HUB, which will have ground-level retail facing Main, will also incorporate a narrow overhang near the roof, a classic element of older brick buildings.

Martin says there was virtually no opposition to their development, especially because it replaces a “derelict site” that was there for three years after the fire. “It was an eyesore.”

He says a lot of their buyers are looking for an alternative to Yaletown.

Bob Adair, the City of Vancouver development planner who worked on the project, says there was great support for the project, particularly because of its design.

“The emphasis there is for new developments to be sympathetic to the general heritage character in the area and this seemed like a good opportunity to reinforce that,” he says. “We didn’t want a full copy of a heritage building there and they [the developer] worked quite hard on a compromise.

Main Street is a unique area in that it’s one of the few areas outside downtown with a critical mass of buildings from the early part of the last century.

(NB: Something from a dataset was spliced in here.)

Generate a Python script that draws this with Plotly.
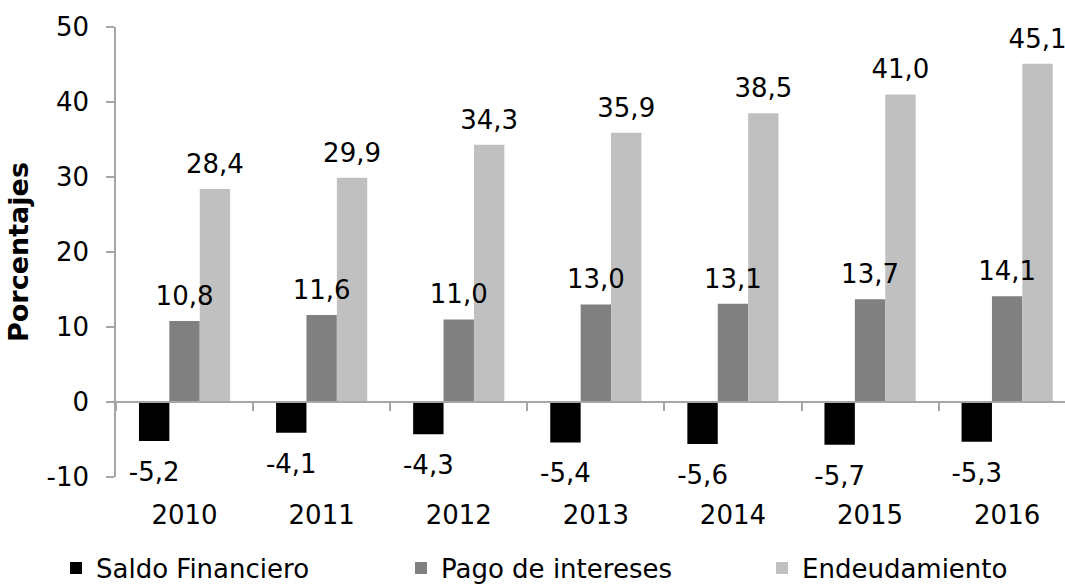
import plotly.graph_objects as go

# ---- data ----
years = ["2010", "2011", "2012", "2013", "2014", "2015", "2016"]
saldo_financiero = [-5.2, -4.1, -4.3, -5.4, -5.6, -5.7, -5.3]
pago_intereses = [10.8, 11.6, 11.0, 13.0, 13.1, 13.7, 14.1]
endeudamiento = [28.4, 29.9, 34.3, 35.9, 38.5, 41.0, 45.1]
series_names = ["Saldo Financiero", "Pago de intereses", "Endeudamiento"]
series_values = [saldo_financiero, pago_intereses, endeudamiento]
y_ticks = [-10, 0, 10, 20, 30, 40, 50]
y_title = "Porcentajes"

# ---- style ----
colors = ["#000000", "#808080", "#c0c0c0"]
axis_gray = "#a6a6a6"
FONT = "DejaVu Sans, Verdana, sans-serif"
FS = 26
bargap = 0.335
n_series = len(series_values)
bw = (1 - bargap) / n_series
y_min, y_max = y_ticks[0], y_ticks[-1]

W, H = 1065, 585
ml, mr, mt, mb = 116, 0, 27, 108
cat_px = 137.1
x_lo = -0.5
x_hi = x_lo + (W - ml - mr) / cat_px
legend_x_px = [56, 401, 762]
legend_ids = ["legend", "legend2", "legend3"]

xs = list(range(len(years)))

fig = go.Figure()
for name, vals, col, lid in zip(series_names, series_values, colors, legend_ids):
    fig.add_trace(go.Bar(
        x=xs, y=vals, name=name, marker=dict(color=col, line=dict(width=0)),
        hoverinfo="skip", legend=lid,
    ))

def fmt(v):
    return f"{v:.1f}".replace(".", ",")

for j, vals in enumerate(series_values):
    off = (j - (n_series - 1) / 2) * bw
    fig.add_trace(go.Scatter(
        x=[i + off for i in xs], y=vals,
        mode="markers+text",
        text=[fmt(v) for v in vals],
        textposition=["top center" if v >= 0 else "bottom center" for v in vals],
        marker=dict(size=[14 if v >= 0 else 31 for v in vals], opacity=0, color="white"),
        textfont=dict(family=FONT, size=FS, color="#000000"),
        showlegend=False, hoverinfo="skip", cliponaxis=False,
    ))

legend_common = dict(
    orientation="h", xref="container", yref="container",
    y=17 / H, xanchor="left", yanchor="middle",
    font=dict(family=FONT, size=FS, color="#000000"),
    bgcolor="rgba(0,0,0,0)",
)

fig.update_layout(
    width=W, height=H,
    margin=dict(l=ml, r=mr, t=mt, b=mb, autoexpand=False),
    paper_bgcolor="white", plot_bgcolor="white",
    font=dict(family=FONT, size=FS, color="#000000"),
    barmode="group", bargap=bargap, bargroupgap=0,
    showlegend=True,
    legend=dict(x=legend_x_px[0] / W, **legend_common),
    legend2=dict(x=legend_x_px[1] / W, **legend_common),
    legend3=dict(x=legend_x_px[2] / W, **legend_common),
    xaxis=dict(
        range=[x_lo, x_hi], anchor="free",
        position=(0 - y_min) / (y_max - y_min),
        tickmode="array", tickvals=xs, ticktext=years, ticks="",
        showline=True, linecolor=axis_gray, linewidth=1.5,
        showgrid=False, zeroline=False,
        ticklabelstandoff=90,
        tickfont=dict(family=FONT, size=FS, color="#000000"),
        minor=dict(tickmode="array", tickvals=[i - 0.5 for i in range(len(years) + 1)],
                   ticks="outside", ticklen=8, tickwidth=1.5, tickcolor=axis_gray,
                   showgrid=False),
        fixedrange=True,
    ),
    yaxis=dict(
        range=[y_min, y_max], tickmode="array", tickvals=y_ticks,
        ticktext=[str(v) for v in y_ticks],
        ticks="outside", ticklen=8, tickwidth=1.5, tickcolor=axis_gray,
        showline=True, linecolor=axis_gray, linewidth=1.5,
        showgrid=False, zeroline=False,
        ticklabelstandoff=12,
        tickfont=dict(family=FONT, size=FS, color="#000000"),
        title=dict(text=y_title, standoff=10,
                   font=dict(family=FONT, size=27, color="#000000", weight="bold")),
        fixedrange=True,
    ),
)

fig.write_html("out.html", config={"displayModeBar": False})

You want to respect that character [in a new development], but you don’t want to create a Disney version of heritage.”

Adair agrees that the developer could have built higher, but that it would have had to have been concrete construction.

Katie Burkard is a first-time homeowner who recently bought a unit at HUB. “I like the vibe of the area and I like the feeling. It’s got an authentic feeling. And I like the heritage aspect of the building.”

Francis Chan, a long-time landowner in the area, feels projects like HUB are good for the area. “This development is beautiful and it fits in well with the neighbourhood. It’s about time Mount Pleasant changed.”